They arrived as scheduled and worked all day Friday. The AT&T installers found our '70s condo was a bit difficult to work with. They were, however, open to suggestions, courteous, careful, and a pleasant pair of guys to have working in our house. By the end of the day I had emptied three closets and one bookcase to accommodate the new wiring: some of it coaxial cable and some of it cat. 5e. The upstairs and the main floor weren't very difficult, all things considered, once the old cable paths were figured out and partly replaced. The TV for the basement, however, was another matter. Thank goodness the U-verse system is network-based! The cat. 5e cable run I had put in between the second floor and the basement (with great difficulty) a few years ago was put to good use; it now carries data packets for our restored broadband Internet access and the set-top box for the TV down here. The guys arrived at about 9 AM and left after 4 PM. There was only one shortcoming which, for us, turned out all right: the head installer couldn't get our high-definition TV to display images via its component inputs — the highest quality outside of HDMI (which the TV doesn't have) and the only true high-def display it can give us. Hi-def TV via a regular composite video input isn't worth much! After they left, I explored the installation manual for the set-top box. I discovered the unit's output resolution could be safely changed because, much like a modern computer, it will test a setting before making that setting permanent. If the setting doesn't work, the unit safely returns to the one that did work. I changed the setting to 1080i and it looks very, very good.

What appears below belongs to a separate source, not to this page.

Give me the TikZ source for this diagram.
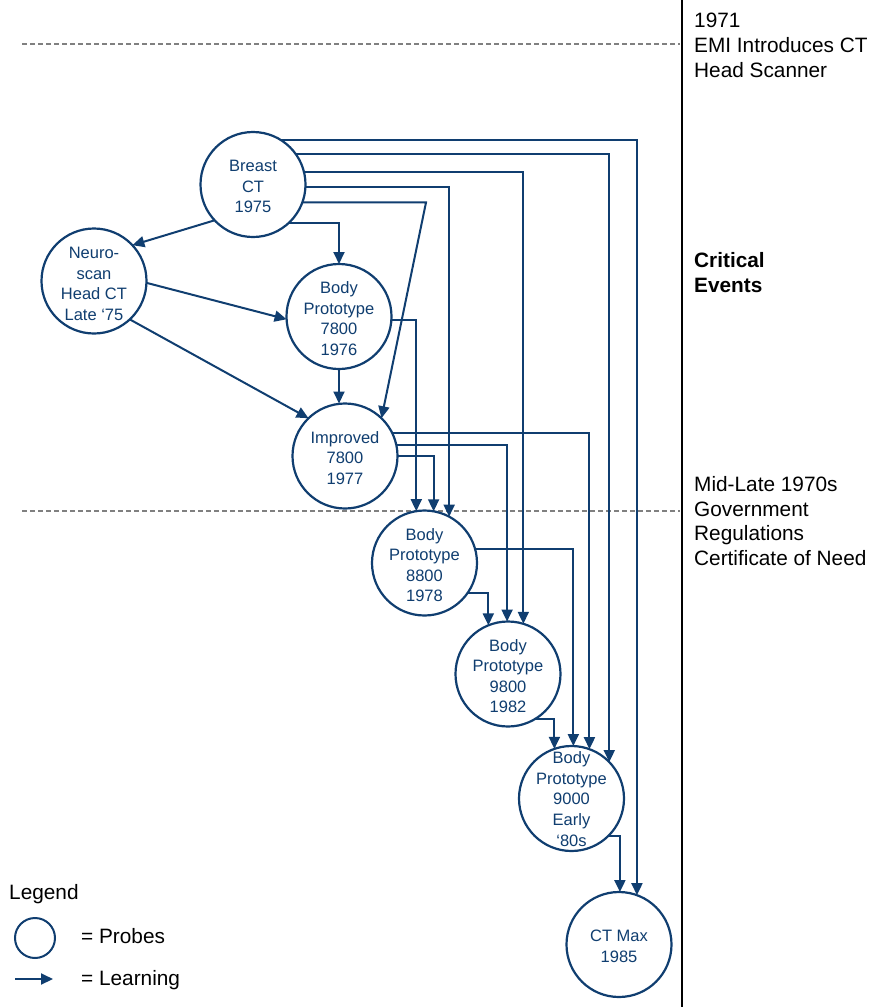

Overall the image quality of the TV is very good. Standard "cable" channels look fine, better than we were experiencing with DirecTV satellite service, and high-definition channels look very good but not excellent. Local HDTV broadcasts, especially, suffer some loss of clarity. Whereas they were razor-sharp (you could see the actors' pores) viewing local HDTV shows via antenna, the local channel HD now is only a little better than standard definition. The color seems to have been shifted; we noticed so-so sharpness, garish colors, and marked red flesh tones watching The Ghost Whisperer on local HD Channel 19 via U-verse. Unpleasant, really. That is our only disappointment. We'll likely purchase an HD tuner to use in watching local broadcasts over-the-air to enjoy the incredible quality we know is available for free locally. Adjusting to the new array of channel numbers and the new remote controls, well, that's a learning process!
Internet access is, technically, the same speed as we had with our DSL. We selected the U-verse "Pro" access which is advertised as 3 Mbps download, 1 Mbps upload. This morning testing via the Speedtest.net site, I found we were getting 2.9 Mbps down and 943 Kbps up. Close enough to keep AT&T honest and, interestingly, noticeably faster than my recent experiences with DSL. I'm thinking it may be the higher-capacity "residential gateway" router AT&T installed in Her office. The gateway router provides all TV and network access to our house.
What exactly is AT&T's U-verse technology? Can't say. It does, in fact, come down our street and to the phone box on our house via POTS wiring, not, from what I can tell, over fiber. From the phone box it enters the house and the residential gateway (router) via coax cable. Inside the house it's cat. 5e to the set-top boxes and computers. The router has built-in Wi-Fi with WPA encryption … good signal strength in the house and very fast access. Whatever U-verse technology is, it is nice to have excellent TV quality available again. Oh, and to be saved from "dial-up h3ll." Trying to live without broadband Internet was, we believe, harder than living without 200 channels of TV.
Would we recommend U-verse? Yup! Except for the misunderstanding concerning DSL disconnection, the whole thing went as promised. Installers did what they needed to do while taking our needs and preferences into account. Video quality is very good. HD quality is mixed but not excellent (very good on "cable" HD channels, not-so-good on local HD channels). The price is right. We're happy!